As of May 1, the Prince George Free Press will cease publishing.
The first issue of the Free Press hit the streets on October 31, 1994 and the last issue today, May 1, 2015 … just over 20 years of telling the stories of Prince George.
But it’s sad for the community as well.
Two newspapers is good for a community. Having two newspapers provides readers with different perspectives on the same issues, different looks, different voices.
As journalists, it keeps us sharp because we’re always trying to beat the other guys (that goes for all media) … trying to get the “scoop” as it were.
Sadly, competition is good for the consumer, it’s not good for business.
In most of B.C., newspaper chains have made concerted efforts to get out of each other’s way, rather than take on the other guys. Black Press and Glacier Media have been carving up the landscape geographically so they don’t directly compete with each other in communities big and small.
The Free Press is owned by Aberdeen Publishing, a relatively small newspaper chain, so we haven’t been a part of that rush to competitively not compete.
For us, it was simply a matter of revenues disappearing.
When I started at the Free Press in 2006, we had 27 people on staff and we were publishing between 40 and 48 pages twice a week. Now, as we close, we have 10 people on staff and have been publishing, on average, 32 pages once a week.
You don’t need to have a UNBC MBA to figure out that, as our owner Bob Doull said, “we just weren’t moving the needle in the right direction.”
And it’s not a case of advertisers flocking to our competition. The Citizen isn’t publishing as many pages as it used to either. The advertising dollars just seem to be going away. So, these days, newspaper wars are battles of attrition. It becomes a question of who can hang on the longest.
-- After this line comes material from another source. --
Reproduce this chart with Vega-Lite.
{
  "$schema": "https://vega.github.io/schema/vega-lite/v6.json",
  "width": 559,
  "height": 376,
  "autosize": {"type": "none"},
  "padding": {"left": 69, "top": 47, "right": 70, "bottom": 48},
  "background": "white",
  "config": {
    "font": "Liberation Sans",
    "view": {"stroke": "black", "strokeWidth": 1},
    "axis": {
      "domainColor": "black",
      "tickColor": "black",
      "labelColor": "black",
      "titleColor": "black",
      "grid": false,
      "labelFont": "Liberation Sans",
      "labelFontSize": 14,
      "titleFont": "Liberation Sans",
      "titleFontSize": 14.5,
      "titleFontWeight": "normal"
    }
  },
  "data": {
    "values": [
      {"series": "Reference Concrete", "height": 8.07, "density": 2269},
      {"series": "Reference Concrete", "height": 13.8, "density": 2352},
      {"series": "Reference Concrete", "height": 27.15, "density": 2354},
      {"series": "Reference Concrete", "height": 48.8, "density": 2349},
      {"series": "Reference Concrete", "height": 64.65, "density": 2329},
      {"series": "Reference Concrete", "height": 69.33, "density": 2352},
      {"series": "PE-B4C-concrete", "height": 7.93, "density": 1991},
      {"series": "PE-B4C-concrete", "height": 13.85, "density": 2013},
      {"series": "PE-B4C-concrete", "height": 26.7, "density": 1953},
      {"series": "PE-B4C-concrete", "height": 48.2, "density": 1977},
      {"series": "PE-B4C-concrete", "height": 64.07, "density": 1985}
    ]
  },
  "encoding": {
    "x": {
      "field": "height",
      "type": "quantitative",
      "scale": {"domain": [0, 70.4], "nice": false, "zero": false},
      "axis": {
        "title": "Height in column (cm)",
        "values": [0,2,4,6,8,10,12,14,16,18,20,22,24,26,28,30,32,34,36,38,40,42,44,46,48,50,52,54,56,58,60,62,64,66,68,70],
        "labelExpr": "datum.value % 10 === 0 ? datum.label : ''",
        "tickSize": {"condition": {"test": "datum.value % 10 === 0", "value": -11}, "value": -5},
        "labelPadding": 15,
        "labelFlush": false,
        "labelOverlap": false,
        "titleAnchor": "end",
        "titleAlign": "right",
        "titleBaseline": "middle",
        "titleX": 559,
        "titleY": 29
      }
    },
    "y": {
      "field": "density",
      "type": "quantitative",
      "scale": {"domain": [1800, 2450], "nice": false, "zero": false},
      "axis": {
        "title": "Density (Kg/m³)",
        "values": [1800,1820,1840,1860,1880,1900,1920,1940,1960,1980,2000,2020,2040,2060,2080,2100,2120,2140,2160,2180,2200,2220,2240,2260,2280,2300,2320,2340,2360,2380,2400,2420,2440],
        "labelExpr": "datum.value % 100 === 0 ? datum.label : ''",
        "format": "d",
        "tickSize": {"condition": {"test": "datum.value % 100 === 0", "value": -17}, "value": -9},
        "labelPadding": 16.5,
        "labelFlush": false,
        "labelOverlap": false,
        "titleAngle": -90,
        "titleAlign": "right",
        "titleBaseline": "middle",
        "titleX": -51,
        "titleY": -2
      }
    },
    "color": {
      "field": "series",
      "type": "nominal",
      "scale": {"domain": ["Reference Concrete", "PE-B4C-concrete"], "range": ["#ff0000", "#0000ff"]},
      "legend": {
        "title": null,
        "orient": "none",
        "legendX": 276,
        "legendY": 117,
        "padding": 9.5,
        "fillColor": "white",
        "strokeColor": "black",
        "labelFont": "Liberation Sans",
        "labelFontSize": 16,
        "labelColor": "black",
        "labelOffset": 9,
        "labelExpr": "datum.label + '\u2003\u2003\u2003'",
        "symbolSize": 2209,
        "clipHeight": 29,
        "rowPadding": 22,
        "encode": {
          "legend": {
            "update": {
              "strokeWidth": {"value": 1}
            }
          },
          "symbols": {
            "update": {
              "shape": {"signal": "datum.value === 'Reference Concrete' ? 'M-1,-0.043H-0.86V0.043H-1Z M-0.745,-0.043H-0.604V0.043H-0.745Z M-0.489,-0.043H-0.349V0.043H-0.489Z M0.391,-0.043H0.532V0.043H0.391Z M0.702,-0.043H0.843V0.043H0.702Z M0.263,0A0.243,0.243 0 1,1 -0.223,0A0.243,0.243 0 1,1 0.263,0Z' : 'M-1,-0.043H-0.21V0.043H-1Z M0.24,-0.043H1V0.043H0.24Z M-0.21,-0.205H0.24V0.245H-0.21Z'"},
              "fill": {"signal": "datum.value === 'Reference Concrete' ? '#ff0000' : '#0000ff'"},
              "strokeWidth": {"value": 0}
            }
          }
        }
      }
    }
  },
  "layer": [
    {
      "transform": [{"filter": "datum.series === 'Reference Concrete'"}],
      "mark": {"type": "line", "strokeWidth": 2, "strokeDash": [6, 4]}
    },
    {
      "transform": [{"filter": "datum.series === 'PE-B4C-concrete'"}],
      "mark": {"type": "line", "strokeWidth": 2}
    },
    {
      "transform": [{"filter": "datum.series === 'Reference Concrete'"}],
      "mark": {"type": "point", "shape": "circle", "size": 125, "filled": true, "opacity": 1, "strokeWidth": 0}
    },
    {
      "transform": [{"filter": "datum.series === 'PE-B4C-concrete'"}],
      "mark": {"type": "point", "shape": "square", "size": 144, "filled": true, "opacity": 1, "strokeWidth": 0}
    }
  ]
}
Here, it was the Prince George Citizen. Just last year the Kamloops Daily News, which was a sister paper to the Citizen, lost the attrition battle to our sister paper Kamloops This Week.
So, Prince George is not unique. Declining revenues are an issue facing the industry everywhere and if I had a solution to that problem, well, I’d be rich.
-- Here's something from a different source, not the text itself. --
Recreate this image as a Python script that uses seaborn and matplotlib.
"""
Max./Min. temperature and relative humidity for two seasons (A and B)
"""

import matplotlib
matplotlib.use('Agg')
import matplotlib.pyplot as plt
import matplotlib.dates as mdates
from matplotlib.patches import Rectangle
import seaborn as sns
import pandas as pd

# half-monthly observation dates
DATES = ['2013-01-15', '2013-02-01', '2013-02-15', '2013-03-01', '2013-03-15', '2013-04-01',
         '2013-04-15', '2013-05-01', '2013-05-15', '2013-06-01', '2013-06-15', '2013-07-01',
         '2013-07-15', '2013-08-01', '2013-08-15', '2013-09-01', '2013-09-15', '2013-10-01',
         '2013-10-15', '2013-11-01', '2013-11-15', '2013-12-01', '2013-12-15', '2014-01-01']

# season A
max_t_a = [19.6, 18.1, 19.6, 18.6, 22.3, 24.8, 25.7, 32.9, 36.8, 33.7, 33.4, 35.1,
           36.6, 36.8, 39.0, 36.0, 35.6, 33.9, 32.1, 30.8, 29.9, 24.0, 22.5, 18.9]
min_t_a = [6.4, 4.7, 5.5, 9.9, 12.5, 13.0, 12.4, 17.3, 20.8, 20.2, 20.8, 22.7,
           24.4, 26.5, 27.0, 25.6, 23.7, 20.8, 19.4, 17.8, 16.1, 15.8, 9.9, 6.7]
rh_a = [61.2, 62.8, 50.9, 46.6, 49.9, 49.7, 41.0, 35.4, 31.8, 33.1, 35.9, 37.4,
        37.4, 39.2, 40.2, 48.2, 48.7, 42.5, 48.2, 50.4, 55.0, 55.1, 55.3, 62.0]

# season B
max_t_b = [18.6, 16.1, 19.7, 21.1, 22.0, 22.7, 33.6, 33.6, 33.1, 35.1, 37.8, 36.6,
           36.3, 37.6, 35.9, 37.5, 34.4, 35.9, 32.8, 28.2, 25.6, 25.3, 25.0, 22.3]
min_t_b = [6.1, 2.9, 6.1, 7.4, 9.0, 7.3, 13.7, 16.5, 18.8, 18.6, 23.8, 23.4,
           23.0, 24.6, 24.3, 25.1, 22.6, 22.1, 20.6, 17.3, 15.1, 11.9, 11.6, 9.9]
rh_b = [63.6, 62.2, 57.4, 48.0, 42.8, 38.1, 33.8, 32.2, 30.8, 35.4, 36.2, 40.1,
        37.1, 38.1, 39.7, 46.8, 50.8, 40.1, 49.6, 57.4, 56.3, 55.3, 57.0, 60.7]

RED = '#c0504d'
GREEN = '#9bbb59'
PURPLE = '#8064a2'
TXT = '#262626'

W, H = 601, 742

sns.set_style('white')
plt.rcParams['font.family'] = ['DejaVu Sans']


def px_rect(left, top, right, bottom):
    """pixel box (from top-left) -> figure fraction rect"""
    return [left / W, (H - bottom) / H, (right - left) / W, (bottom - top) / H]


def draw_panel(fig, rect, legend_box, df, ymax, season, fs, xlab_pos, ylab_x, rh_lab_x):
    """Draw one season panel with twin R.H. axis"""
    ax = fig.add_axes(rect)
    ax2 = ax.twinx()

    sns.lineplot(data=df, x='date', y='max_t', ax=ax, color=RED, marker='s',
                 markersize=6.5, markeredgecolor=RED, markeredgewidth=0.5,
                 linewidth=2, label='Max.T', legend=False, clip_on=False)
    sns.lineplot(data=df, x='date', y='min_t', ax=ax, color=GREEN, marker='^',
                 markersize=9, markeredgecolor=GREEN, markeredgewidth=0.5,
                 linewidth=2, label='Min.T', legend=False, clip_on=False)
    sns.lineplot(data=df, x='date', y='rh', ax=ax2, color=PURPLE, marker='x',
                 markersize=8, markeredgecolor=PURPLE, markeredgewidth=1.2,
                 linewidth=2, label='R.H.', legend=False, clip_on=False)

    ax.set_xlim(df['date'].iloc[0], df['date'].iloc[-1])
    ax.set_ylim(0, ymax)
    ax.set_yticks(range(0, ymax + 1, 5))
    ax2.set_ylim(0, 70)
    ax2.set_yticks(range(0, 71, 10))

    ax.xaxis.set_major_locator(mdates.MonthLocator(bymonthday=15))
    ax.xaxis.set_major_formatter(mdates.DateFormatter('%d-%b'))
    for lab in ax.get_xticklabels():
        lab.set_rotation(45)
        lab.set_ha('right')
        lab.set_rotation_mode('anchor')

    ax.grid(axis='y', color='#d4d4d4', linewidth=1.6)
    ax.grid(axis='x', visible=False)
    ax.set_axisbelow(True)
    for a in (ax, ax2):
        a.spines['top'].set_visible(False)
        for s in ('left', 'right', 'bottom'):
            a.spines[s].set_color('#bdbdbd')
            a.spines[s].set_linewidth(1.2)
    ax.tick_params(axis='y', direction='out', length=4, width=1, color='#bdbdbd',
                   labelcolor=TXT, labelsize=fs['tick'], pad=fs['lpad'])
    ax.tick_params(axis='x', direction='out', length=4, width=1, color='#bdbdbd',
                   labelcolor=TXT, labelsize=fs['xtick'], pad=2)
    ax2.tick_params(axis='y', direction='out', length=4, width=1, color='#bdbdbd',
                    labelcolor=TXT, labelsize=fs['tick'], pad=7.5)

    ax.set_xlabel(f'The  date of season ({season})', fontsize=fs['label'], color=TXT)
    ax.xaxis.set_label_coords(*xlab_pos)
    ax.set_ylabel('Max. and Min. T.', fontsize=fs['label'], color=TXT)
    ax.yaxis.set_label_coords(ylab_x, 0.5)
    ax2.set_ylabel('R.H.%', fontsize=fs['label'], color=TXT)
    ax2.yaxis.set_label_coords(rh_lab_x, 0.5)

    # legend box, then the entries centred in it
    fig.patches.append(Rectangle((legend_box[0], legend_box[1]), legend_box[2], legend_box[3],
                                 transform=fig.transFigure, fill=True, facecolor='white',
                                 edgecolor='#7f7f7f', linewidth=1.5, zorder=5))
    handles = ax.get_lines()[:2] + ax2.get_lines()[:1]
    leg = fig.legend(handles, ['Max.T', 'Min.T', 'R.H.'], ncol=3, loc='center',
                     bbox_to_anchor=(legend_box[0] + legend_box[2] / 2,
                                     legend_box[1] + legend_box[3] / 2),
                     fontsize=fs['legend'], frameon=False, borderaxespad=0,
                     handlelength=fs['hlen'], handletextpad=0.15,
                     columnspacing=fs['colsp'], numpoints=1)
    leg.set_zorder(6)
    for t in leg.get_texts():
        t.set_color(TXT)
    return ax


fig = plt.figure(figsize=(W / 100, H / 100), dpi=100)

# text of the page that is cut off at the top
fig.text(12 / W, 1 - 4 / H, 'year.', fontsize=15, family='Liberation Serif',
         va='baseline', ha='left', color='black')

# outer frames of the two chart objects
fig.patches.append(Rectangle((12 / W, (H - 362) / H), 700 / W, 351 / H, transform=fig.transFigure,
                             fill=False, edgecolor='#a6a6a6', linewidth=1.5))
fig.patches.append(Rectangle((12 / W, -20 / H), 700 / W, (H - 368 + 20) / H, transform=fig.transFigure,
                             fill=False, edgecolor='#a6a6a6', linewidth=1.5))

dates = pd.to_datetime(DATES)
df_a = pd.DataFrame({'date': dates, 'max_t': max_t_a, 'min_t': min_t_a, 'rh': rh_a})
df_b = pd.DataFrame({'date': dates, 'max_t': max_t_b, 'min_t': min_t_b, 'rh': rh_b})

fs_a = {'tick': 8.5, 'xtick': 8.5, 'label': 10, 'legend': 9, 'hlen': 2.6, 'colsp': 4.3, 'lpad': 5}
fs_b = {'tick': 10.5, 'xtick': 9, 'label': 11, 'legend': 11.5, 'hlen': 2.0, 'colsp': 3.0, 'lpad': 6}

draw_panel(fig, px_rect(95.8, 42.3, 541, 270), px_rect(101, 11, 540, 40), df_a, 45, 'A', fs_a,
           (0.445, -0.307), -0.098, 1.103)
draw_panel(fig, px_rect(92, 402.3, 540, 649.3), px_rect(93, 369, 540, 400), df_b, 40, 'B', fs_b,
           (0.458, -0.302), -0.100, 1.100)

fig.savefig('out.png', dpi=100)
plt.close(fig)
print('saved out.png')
As for me, I don’t know what the future holds.
It was on the May long weekend in 1985 when I was hired as the sports reporter for the Fernie Free Press. Almost 30 years to the day.
When people have asked me what I like about being a newspaper reporter and/or editor, my response been the same over those 30 years: “Every day is an adventure. You never know who’s going to come through the door or where the day will take you.”
Today, another adventure begins.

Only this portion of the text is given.